[begin Input material]

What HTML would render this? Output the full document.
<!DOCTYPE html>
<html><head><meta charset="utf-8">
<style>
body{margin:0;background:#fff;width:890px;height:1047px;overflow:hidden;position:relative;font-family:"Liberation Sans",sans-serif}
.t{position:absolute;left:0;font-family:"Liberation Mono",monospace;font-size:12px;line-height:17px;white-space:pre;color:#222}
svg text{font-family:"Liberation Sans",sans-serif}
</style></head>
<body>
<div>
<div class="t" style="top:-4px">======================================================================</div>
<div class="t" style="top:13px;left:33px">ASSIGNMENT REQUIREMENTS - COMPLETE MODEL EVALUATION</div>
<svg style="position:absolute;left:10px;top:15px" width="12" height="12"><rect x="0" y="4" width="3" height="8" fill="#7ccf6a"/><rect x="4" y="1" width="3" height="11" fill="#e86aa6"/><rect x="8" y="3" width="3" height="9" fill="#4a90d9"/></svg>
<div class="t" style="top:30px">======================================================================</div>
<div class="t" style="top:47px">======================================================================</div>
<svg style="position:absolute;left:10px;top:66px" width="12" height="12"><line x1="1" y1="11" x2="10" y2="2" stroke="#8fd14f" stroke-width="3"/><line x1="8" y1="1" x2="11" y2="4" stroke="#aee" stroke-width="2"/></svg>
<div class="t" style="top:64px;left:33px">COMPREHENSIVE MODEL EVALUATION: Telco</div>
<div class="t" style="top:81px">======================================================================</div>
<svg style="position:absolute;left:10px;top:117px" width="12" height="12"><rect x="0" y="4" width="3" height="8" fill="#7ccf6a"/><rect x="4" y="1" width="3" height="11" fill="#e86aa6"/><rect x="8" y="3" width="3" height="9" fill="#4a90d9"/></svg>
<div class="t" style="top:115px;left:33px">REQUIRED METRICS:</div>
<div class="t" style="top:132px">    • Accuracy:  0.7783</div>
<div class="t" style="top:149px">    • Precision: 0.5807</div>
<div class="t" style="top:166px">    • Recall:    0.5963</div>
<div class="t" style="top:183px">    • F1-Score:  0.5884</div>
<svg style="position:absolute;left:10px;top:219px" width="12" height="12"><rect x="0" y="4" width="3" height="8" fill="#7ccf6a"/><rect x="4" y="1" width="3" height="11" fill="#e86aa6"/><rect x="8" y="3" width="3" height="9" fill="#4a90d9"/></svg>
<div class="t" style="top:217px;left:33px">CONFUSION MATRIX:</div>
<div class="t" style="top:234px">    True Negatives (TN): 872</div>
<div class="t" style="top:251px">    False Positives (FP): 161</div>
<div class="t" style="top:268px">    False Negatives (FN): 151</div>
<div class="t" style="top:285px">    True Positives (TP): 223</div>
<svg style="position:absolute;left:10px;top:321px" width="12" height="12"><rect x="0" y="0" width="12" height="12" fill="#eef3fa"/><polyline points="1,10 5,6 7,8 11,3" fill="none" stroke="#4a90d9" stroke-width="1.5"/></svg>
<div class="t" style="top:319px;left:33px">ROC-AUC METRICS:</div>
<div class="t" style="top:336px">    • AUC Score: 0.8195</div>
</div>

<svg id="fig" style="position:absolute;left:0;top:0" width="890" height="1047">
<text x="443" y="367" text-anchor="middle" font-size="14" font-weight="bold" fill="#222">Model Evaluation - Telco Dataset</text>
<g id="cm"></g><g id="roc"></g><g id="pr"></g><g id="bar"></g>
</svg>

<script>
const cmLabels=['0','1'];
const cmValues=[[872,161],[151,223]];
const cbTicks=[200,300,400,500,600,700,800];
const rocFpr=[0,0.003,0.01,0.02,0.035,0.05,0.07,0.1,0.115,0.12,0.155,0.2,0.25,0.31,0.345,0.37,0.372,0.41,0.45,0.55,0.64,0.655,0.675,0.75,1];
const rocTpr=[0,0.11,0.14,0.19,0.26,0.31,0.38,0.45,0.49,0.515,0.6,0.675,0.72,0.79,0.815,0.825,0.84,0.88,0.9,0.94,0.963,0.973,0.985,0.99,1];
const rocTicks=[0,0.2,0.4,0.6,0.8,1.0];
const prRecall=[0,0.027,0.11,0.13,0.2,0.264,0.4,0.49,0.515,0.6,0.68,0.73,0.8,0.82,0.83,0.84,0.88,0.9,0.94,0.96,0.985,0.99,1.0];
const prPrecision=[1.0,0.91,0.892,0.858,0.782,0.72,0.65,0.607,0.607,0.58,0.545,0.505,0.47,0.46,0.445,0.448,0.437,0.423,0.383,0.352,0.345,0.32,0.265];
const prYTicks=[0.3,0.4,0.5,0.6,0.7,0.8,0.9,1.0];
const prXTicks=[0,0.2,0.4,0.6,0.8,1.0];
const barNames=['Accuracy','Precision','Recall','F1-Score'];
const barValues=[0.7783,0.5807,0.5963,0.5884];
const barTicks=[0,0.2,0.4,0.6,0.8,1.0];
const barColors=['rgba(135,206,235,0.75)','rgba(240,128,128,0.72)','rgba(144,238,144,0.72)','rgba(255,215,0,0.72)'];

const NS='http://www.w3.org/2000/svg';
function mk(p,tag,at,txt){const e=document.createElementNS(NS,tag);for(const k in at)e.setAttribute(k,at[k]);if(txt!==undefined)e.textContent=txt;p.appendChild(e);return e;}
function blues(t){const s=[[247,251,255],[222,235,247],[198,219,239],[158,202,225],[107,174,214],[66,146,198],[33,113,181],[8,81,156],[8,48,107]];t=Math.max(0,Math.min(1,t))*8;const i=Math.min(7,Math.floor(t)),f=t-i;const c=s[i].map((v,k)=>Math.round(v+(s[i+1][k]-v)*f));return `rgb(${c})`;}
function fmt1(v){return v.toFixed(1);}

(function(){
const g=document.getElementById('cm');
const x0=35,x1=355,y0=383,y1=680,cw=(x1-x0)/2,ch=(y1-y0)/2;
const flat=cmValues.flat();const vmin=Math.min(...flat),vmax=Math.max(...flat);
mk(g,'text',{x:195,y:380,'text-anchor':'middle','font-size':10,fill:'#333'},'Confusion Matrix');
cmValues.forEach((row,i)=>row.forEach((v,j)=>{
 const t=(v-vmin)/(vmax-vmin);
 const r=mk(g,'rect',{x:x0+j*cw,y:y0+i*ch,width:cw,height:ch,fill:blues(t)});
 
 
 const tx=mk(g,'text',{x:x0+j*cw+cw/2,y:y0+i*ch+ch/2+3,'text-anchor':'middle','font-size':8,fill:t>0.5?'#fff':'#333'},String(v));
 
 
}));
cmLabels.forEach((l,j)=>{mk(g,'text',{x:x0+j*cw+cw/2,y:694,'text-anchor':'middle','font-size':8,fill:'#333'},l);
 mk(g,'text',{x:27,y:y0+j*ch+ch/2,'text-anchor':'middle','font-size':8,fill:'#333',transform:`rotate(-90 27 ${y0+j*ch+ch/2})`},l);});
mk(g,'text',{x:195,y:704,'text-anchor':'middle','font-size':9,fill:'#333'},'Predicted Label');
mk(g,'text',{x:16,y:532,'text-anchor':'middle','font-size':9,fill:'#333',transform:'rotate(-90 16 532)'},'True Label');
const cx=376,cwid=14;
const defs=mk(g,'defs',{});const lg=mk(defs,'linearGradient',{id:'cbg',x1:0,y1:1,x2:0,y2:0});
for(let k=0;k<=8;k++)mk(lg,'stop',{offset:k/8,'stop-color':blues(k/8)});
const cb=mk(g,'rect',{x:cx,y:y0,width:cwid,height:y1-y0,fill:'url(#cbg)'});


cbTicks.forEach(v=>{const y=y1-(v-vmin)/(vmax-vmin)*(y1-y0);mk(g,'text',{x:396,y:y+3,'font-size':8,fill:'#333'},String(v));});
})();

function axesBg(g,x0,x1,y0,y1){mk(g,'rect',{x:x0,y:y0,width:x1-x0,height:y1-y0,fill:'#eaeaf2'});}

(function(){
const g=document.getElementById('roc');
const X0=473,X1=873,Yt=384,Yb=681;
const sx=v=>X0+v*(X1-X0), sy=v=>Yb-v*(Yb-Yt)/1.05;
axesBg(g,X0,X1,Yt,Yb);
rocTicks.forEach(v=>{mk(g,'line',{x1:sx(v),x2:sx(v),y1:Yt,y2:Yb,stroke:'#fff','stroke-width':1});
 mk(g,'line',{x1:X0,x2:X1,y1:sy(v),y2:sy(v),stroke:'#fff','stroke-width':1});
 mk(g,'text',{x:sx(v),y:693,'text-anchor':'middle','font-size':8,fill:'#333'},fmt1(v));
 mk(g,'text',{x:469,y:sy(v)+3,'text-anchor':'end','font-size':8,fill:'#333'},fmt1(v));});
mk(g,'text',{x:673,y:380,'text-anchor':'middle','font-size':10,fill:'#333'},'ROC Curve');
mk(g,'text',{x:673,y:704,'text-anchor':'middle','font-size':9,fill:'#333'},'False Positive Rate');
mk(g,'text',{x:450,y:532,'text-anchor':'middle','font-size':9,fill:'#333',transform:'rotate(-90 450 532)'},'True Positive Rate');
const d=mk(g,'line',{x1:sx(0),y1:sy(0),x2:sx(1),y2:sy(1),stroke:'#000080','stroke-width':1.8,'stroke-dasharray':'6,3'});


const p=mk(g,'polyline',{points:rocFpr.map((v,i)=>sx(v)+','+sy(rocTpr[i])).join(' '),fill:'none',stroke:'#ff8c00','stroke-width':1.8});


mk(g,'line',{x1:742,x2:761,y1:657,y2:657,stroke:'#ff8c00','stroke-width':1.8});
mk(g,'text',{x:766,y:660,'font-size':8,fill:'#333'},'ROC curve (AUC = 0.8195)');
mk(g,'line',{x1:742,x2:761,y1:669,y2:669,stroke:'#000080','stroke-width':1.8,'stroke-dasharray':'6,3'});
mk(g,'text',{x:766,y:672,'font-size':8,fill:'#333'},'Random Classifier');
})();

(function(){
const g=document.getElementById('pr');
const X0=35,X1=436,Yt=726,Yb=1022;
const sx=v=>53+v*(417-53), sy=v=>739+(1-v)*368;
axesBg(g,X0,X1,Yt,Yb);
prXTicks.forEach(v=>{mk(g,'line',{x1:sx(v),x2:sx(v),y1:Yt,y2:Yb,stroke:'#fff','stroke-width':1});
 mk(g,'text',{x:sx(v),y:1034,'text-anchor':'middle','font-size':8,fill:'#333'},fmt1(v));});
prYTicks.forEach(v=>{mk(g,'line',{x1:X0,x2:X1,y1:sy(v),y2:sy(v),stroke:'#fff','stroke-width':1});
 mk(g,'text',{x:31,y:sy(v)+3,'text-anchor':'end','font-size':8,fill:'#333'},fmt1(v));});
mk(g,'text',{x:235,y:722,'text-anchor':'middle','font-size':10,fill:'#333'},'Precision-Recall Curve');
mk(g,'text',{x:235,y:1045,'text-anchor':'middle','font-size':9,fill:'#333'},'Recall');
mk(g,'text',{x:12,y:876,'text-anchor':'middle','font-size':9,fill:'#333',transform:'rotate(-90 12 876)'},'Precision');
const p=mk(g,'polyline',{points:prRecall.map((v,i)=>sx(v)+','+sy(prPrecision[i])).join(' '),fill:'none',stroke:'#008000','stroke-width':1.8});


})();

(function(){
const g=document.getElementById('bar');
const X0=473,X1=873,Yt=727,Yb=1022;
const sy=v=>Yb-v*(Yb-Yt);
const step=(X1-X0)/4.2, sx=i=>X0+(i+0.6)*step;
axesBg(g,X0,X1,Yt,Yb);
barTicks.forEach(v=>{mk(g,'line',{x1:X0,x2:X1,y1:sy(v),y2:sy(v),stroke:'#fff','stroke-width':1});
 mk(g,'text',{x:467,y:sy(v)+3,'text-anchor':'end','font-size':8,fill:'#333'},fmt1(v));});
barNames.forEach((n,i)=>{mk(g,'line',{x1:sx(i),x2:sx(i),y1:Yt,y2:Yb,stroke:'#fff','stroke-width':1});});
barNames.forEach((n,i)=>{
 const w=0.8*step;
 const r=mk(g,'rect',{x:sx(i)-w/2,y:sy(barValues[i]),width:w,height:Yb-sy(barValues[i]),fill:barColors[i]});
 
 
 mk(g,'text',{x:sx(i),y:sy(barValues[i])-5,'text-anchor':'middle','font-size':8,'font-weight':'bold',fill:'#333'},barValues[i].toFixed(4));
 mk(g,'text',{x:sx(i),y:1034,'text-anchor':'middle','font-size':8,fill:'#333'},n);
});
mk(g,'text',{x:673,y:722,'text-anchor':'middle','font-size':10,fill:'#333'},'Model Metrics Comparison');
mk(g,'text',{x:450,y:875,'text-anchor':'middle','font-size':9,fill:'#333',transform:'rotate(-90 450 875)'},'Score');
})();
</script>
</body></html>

[end Input material]
[begin Input material]

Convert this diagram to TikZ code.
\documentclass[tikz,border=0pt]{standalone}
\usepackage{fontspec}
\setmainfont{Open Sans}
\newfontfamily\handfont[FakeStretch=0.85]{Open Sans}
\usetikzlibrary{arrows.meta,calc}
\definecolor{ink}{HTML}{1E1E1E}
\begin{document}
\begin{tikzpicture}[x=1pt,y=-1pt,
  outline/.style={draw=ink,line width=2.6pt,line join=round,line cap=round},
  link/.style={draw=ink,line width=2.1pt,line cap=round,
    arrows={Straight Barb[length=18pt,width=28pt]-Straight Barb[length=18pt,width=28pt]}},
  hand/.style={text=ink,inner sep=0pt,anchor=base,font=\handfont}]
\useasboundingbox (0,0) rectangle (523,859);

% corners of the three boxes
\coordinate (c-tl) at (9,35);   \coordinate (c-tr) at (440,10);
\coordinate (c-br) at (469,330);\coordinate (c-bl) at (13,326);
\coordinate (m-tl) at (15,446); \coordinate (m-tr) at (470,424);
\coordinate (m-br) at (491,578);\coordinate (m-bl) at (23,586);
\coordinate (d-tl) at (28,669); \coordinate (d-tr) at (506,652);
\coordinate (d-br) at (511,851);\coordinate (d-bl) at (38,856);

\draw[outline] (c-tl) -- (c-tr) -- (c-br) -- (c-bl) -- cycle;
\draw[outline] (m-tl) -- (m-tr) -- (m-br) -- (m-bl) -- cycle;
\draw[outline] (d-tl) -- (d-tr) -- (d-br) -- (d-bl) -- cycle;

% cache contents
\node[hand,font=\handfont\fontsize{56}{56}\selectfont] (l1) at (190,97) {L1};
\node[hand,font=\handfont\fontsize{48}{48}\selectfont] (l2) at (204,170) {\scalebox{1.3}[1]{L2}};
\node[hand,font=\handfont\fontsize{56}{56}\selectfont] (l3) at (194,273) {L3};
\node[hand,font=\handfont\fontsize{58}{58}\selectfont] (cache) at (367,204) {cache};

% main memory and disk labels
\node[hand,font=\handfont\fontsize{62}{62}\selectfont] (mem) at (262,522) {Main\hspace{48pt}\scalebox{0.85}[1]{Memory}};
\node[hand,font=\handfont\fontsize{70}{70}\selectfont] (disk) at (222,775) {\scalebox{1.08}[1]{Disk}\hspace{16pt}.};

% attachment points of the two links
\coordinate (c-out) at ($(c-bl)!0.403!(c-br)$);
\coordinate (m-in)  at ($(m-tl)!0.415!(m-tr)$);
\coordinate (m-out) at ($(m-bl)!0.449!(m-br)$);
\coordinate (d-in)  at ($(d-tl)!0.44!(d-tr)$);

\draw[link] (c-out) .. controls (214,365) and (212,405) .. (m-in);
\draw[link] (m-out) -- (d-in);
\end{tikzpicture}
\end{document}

[end Input material]
[begin Input material]

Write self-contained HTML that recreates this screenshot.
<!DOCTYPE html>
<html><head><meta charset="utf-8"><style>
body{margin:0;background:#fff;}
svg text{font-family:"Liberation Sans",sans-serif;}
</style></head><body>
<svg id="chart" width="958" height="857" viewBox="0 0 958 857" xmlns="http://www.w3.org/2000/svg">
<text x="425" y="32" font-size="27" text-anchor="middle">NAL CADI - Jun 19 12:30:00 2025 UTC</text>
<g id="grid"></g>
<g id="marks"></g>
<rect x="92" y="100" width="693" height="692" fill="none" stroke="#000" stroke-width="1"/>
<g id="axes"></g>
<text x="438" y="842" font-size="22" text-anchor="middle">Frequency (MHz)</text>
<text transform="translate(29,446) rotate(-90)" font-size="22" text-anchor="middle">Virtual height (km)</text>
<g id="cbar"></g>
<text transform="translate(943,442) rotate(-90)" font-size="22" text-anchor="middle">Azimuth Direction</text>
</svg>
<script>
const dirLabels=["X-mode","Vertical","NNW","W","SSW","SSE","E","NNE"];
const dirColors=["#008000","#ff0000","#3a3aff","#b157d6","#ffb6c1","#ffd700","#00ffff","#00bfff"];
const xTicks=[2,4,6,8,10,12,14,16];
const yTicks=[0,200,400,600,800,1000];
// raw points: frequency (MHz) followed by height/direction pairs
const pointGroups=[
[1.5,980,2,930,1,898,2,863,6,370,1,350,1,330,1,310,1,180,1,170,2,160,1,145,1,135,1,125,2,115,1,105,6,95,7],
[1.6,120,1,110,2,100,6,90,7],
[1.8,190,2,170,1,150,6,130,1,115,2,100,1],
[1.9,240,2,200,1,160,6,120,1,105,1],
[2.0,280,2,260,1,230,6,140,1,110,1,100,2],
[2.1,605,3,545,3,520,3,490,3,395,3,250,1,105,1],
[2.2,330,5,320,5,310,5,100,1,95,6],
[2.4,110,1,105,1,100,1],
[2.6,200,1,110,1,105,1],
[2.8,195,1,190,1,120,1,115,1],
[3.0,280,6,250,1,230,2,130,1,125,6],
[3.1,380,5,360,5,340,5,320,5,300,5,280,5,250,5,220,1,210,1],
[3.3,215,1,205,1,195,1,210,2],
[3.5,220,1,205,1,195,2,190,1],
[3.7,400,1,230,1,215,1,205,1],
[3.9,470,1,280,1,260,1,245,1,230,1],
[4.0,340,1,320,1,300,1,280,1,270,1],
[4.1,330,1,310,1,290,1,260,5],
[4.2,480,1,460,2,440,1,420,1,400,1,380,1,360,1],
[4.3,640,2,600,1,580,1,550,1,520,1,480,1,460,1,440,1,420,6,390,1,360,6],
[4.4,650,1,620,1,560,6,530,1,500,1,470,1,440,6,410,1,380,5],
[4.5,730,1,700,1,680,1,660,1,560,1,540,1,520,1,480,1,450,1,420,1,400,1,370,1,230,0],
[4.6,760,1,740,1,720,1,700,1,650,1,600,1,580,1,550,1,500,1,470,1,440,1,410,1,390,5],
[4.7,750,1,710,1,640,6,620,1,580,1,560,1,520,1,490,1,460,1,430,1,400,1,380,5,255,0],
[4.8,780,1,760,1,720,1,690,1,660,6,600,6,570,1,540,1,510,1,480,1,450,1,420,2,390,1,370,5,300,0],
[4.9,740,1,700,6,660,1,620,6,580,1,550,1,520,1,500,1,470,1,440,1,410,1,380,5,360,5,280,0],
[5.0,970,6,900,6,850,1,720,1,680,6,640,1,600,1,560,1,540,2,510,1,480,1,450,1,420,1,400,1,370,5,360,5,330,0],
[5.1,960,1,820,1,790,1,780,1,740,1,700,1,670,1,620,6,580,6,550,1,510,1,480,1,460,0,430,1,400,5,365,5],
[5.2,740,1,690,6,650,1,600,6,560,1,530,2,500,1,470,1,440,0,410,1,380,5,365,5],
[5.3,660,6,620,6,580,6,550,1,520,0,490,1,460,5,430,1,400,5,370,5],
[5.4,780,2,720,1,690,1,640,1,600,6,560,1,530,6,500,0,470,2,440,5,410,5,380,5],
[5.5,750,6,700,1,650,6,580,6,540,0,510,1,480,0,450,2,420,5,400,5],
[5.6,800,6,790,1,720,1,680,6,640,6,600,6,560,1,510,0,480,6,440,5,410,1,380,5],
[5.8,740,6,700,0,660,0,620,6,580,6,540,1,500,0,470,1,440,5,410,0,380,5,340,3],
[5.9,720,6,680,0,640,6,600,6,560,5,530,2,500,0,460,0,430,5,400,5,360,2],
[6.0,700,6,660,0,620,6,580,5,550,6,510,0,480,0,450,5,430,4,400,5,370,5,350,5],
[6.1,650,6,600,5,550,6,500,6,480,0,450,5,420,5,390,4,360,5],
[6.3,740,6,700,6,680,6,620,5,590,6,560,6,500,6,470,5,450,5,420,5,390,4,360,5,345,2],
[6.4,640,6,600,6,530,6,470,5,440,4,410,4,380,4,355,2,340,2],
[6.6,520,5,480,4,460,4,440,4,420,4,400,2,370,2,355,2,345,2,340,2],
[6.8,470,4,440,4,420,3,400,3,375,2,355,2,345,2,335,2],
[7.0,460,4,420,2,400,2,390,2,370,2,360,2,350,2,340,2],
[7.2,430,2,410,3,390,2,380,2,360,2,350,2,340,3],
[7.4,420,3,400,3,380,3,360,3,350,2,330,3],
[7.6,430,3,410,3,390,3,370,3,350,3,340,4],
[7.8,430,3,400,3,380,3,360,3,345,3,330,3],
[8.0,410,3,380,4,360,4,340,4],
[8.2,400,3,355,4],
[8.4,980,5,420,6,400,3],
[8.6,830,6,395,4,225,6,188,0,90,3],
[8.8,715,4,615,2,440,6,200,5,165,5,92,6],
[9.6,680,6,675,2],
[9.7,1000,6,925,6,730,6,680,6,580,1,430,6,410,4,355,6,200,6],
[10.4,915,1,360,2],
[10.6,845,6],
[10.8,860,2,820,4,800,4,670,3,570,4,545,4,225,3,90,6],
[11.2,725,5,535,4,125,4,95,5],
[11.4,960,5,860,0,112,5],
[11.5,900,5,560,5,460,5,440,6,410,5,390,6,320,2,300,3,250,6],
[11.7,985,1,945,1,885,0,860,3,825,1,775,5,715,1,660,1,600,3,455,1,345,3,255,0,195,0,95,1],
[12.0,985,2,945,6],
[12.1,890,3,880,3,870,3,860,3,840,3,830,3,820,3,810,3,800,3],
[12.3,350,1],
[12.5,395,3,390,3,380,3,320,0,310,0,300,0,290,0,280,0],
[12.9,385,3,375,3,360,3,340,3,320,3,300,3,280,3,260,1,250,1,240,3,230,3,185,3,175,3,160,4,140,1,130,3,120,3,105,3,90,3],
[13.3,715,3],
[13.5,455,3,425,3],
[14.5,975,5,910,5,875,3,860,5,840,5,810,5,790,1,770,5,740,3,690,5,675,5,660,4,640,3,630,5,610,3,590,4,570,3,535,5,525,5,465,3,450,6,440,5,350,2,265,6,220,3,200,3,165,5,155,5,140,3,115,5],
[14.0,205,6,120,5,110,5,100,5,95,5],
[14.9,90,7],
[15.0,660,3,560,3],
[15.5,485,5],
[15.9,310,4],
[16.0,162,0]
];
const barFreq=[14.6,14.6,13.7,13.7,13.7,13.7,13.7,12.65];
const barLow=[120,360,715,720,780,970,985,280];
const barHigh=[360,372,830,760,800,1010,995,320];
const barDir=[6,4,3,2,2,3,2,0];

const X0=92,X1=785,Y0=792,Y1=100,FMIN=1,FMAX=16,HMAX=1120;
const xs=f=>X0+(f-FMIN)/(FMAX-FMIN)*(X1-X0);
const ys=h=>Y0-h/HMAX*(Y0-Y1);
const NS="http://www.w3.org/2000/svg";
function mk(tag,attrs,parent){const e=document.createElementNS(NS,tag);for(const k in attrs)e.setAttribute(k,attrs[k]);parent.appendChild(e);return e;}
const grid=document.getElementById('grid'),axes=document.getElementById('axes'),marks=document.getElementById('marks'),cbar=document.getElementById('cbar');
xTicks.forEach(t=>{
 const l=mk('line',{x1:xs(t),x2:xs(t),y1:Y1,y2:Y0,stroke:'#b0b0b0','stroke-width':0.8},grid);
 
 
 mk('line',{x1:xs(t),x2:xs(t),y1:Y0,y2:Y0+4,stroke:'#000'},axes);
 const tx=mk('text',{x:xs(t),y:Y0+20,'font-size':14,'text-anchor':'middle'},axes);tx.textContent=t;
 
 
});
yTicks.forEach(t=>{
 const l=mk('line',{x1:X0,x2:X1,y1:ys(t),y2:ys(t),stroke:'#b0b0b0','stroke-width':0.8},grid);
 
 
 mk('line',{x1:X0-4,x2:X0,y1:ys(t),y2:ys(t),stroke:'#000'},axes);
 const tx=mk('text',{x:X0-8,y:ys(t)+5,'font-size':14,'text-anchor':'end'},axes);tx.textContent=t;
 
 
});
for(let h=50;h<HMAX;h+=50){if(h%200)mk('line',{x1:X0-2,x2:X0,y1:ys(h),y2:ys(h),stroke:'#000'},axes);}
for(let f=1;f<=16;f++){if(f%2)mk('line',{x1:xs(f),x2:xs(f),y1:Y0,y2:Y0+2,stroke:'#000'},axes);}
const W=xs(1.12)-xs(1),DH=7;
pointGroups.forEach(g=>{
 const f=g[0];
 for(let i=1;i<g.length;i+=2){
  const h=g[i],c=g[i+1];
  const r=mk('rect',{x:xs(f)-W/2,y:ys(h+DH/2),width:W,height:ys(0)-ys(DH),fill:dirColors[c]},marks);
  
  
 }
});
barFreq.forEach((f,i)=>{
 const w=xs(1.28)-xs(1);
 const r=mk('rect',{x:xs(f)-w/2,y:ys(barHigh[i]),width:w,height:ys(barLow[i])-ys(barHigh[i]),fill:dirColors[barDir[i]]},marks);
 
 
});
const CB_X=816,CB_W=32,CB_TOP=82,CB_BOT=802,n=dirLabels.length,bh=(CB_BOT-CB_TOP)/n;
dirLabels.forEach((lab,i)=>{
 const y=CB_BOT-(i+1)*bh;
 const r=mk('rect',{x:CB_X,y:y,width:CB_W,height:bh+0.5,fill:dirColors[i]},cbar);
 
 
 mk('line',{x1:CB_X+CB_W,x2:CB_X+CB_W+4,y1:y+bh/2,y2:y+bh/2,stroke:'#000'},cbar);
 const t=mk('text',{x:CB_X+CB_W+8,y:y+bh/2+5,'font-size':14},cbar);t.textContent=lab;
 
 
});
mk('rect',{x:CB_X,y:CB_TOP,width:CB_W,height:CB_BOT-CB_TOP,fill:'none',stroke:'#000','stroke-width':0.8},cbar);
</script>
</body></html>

[end Input material]

* [What is needed] Print, from the entries above, the line with "Convert this diagram to TikZ code.", the line with "(cache) at (367,204)" and all lines between them, exactly and with nothing else.

* [Exercise answer]
Convert this diagram to TikZ code.
\documentclass[tikz,border=0pt]{standalone}
\usepackage{fontspec}
\setmainfont{Open Sans}
\newfontfamily\handfont[FakeStretch=0.85]{Open Sans}
\usetikzlibrary{arrows.meta,calc}
\definecolor{ink}{HTML}{1E1E1E}
\begin{document}
\begin{tikzpicture}[x=1pt,y=-1pt,
  outline/.style={draw=ink,line width=2.6pt,line join=round,line cap=round},
  link/.style={draw=ink,line width=2.1pt,line cap=round,
    arrows={Straight Barb[length=18pt,width=28pt]-Straight Barb[length=18pt,width=28pt]}},
  hand/.style={text=ink,inner sep=0pt,anchor=base,font=\handfont}]
\useasboundingbox (0,0) rectangle (523,859);

% corners of the three boxes
\coordinate (c-tl) at (9,35);   \coordinate (c-tr) at (440,10);
\coordinate (c-br) at (469,330);\coordinate (c-bl) at (13,326);
\coordinate (m-tl) at (15,446); \coordinate (m-tr) at (470,424);
\coordinate (m-br) at (491,578);\coordinate (m-bl) at (23,586);
\coordinate (d-tl) at (28,669); \coordinate (d-tr) at (506,652);
\coordinate (d-br) at (511,851);\coordinate (d-bl) at (38,856);

\draw[outline] (c-tl) -- (c-tr) -- (c-br) -- (c-bl) -- cycle;
\draw[outline] (m-tl) -- (m-tr) -- (m-br) -- (m-bl) -- cycle;
\draw[outline] (d-tl) -- (d-tr) -- (d-br) -- (d-bl) -- cycle;

% cache contents
\node[hand,font=\handfont\fontsize{56}{56}\selectfont] (l1) at (190,97) {L1};
\node[hand,font=\handfont\fontsize{48}{48}\selectfont] (l2) at (204,170) {\scalebox{1.3}[1]{L2}};
\node[hand,font=\handfont\fontsize{56}{56}\selectfont] (l3) at (194,273) {L3};
\node[hand,font=\handfont\fontsize{58}{58}\selectfont] (cache) at (367,204) {cache};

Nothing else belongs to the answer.